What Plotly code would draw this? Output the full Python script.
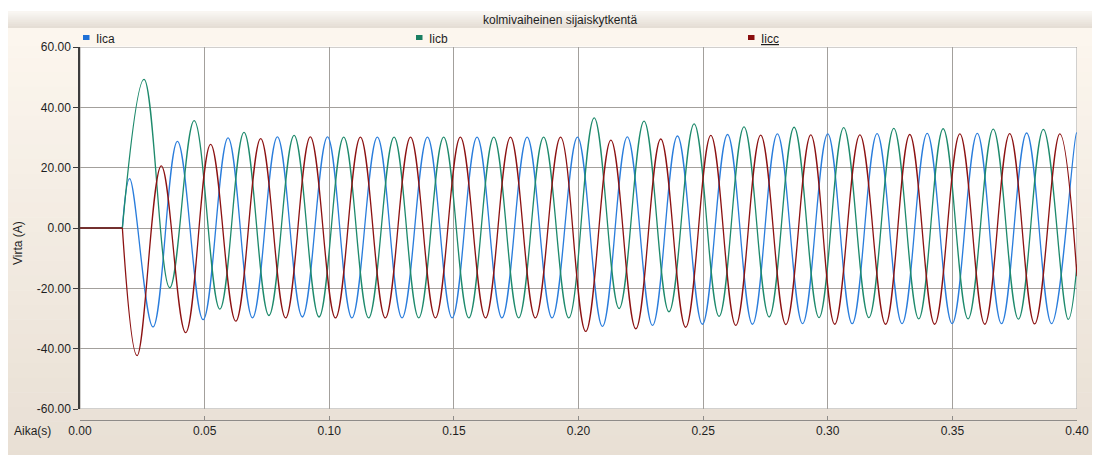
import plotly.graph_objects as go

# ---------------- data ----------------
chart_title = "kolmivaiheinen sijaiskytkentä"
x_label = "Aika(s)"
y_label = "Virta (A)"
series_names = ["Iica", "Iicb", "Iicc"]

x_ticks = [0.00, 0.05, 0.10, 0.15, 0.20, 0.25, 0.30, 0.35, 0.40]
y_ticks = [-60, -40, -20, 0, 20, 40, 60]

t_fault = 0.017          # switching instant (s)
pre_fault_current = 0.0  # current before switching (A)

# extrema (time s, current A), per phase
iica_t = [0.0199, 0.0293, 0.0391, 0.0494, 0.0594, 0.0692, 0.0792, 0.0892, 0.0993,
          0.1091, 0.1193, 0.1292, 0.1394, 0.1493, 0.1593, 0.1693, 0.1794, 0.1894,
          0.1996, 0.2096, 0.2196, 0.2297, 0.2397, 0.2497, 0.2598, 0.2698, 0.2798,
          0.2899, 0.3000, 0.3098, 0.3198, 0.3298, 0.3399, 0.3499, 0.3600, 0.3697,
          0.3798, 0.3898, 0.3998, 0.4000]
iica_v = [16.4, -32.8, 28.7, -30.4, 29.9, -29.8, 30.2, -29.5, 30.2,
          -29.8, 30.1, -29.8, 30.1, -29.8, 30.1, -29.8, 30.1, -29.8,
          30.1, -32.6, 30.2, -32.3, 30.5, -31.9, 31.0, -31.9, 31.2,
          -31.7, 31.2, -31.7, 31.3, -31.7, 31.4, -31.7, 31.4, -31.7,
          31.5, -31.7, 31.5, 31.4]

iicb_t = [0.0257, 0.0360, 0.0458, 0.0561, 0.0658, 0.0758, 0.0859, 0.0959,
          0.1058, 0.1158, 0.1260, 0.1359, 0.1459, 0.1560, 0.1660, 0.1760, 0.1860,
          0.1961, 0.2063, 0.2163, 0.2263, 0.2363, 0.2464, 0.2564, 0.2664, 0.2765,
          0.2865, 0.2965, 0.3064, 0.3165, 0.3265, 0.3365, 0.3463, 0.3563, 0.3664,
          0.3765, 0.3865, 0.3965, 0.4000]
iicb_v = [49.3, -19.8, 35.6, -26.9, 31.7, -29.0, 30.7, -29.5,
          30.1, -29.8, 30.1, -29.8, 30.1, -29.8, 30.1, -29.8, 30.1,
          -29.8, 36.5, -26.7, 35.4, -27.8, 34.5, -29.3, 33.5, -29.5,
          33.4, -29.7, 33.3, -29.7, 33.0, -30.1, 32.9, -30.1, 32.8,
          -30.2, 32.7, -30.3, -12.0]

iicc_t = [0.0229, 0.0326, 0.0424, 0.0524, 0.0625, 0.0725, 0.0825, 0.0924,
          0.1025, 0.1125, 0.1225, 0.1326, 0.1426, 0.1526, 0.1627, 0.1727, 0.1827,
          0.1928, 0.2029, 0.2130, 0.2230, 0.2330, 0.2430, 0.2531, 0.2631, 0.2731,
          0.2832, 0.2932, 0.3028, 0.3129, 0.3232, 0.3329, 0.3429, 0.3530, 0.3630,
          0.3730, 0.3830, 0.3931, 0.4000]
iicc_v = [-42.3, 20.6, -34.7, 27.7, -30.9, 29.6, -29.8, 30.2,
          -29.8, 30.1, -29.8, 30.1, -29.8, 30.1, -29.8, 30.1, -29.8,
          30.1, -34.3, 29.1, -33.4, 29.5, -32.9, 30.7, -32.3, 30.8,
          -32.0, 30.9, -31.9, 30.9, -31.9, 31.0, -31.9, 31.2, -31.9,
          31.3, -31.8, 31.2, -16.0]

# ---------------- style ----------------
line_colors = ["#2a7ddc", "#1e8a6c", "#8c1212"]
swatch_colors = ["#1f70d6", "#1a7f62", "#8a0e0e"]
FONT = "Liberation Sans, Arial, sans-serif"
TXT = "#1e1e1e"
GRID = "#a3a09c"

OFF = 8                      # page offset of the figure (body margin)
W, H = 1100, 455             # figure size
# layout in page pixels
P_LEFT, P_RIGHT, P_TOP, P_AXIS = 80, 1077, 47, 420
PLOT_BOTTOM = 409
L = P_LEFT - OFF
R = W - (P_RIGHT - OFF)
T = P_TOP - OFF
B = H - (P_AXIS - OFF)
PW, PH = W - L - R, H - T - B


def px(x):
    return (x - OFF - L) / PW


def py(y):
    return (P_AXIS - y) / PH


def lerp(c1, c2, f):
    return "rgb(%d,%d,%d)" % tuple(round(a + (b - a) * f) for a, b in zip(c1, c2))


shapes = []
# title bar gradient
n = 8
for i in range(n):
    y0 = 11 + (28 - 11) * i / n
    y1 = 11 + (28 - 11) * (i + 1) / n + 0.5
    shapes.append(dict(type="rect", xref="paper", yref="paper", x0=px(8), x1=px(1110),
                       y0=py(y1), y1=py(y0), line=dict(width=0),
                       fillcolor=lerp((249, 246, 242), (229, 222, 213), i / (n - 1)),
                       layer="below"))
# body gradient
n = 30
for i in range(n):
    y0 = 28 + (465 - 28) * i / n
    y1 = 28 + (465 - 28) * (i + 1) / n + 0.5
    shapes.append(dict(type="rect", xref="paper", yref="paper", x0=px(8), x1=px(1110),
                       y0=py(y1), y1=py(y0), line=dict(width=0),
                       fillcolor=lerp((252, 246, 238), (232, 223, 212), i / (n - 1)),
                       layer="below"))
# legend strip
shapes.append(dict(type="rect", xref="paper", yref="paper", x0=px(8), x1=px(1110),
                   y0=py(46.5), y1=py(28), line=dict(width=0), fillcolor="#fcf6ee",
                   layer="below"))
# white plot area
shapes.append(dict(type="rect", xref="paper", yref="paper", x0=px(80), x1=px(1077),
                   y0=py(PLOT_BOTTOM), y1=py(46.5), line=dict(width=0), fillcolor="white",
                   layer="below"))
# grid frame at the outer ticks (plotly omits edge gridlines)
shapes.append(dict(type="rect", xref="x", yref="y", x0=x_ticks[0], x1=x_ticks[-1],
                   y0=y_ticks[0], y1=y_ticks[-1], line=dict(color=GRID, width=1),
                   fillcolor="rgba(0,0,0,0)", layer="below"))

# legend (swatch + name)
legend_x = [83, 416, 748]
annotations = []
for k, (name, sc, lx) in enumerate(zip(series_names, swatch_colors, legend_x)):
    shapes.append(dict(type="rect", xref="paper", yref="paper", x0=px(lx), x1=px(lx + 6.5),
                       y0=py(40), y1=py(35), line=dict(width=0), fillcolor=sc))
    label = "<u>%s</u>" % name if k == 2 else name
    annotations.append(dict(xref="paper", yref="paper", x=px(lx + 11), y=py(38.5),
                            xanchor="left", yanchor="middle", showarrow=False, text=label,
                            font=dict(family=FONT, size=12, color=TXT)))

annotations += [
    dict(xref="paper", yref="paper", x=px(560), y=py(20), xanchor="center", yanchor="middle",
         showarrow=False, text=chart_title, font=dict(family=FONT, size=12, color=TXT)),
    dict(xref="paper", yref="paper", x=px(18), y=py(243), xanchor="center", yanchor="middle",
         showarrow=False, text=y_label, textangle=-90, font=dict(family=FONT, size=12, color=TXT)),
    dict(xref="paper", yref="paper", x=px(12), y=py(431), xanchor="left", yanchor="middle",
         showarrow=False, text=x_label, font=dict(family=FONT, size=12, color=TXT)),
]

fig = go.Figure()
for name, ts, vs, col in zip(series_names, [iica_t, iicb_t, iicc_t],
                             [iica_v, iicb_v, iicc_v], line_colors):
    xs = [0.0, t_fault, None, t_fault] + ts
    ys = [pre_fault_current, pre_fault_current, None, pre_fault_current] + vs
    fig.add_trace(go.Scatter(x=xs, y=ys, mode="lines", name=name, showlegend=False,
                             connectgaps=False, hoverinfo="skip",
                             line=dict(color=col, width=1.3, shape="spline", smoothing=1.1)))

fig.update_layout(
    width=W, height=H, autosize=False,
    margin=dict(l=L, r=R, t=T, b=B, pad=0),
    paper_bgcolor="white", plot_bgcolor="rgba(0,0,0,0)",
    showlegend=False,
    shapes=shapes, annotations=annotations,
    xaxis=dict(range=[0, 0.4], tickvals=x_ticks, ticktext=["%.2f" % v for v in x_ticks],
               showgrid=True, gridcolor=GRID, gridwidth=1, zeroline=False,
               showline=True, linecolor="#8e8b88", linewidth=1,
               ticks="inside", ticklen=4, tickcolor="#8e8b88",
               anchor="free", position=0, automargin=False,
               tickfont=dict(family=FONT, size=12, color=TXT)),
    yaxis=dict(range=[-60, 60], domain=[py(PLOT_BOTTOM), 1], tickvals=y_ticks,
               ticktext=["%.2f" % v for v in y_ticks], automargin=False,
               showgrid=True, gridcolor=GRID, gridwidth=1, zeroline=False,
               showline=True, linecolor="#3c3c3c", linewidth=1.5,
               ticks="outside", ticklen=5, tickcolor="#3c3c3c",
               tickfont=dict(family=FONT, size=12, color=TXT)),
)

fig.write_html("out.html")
________________________
_What is required_:
Everything from the top line of the data down to and including the line with "y_ticks = [-60, -40, -20, 0, 20, 40, 60]" is to be copied, except the pictures.

_Task response_:
What Plotly code would draw this? Output the full Python script.
import plotly.graph_objects as go

# ---------------- data ----------------
chart_title = "kolmivaiheinen sijaiskytkentä"
x_label = "Aika(s)"
y_label = "Virta (A)"
series_names = ["Iica", "Iicb", "Iicc"]

x_ticks = [0.00, 0.05, 0.10, 0.15, 0.20, 0.25, 0.30, 0.35, 0.40]
y_ticks = [-60, -40, -20, 0, 20, 40, 60]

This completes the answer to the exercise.